■ WHAT YOU ARE ASKED TO DO:
Begin with the first line below and retype each line exactly through the line containing "3.61, 3.97, 4.50]". Any pictures are to be left out.

■ GIVEN DATA:
►
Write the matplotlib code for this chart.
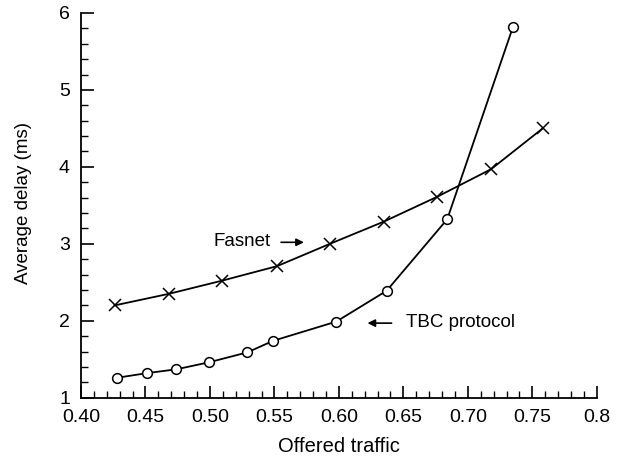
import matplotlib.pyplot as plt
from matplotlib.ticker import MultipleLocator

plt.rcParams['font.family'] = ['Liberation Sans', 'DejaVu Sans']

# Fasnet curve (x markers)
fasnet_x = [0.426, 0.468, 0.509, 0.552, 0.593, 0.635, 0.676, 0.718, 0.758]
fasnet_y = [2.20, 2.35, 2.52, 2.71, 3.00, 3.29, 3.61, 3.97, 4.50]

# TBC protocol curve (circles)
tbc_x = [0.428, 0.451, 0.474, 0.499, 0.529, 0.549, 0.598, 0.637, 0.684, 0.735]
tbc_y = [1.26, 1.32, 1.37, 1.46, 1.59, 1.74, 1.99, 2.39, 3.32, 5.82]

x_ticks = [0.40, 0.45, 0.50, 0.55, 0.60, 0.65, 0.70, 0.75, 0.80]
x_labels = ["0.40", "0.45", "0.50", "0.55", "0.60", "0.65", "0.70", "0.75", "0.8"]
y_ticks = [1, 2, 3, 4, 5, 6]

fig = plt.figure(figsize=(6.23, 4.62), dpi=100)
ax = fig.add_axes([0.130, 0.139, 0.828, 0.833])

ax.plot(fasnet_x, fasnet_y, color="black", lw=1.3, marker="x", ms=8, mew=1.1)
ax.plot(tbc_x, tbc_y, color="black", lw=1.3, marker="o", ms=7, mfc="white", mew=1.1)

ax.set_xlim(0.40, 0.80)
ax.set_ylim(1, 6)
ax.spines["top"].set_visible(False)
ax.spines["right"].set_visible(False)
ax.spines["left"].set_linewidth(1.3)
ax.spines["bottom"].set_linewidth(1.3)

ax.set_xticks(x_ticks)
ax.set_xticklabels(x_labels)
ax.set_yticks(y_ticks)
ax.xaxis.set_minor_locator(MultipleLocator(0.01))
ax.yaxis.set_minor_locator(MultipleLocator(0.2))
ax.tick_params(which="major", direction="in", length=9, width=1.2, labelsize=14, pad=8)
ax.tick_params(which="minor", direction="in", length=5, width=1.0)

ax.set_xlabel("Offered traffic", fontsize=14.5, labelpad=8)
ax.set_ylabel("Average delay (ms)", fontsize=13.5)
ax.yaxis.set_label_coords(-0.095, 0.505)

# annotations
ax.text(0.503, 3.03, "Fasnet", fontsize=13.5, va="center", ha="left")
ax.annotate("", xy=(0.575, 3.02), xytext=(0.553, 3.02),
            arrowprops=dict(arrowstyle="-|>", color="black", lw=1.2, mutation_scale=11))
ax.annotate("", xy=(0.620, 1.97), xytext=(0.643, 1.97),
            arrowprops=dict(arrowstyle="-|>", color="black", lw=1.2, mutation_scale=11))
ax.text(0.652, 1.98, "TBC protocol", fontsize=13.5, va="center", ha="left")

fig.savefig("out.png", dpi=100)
◄
■ OUTPUT FOR THIS TASK:
Write the matplotlib code for this chart.
import matplotlib.pyplot as plt
from matplotlib.ticker import MultipleLocator

plt.rcParams['font.family'] = ['Liberation Sans', 'DejaVu Sans']

# Fasnet curve (x markers)
fasnet_x = [0.426, 0.468, 0.509, 0.552, 0.593, 0.635, 0.676, 0.718, 0.758]
fasnet_y = [2.20, 2.35, 2.52, 2.71, 3.00, 3.29, 3.61, 3.97, 4.50]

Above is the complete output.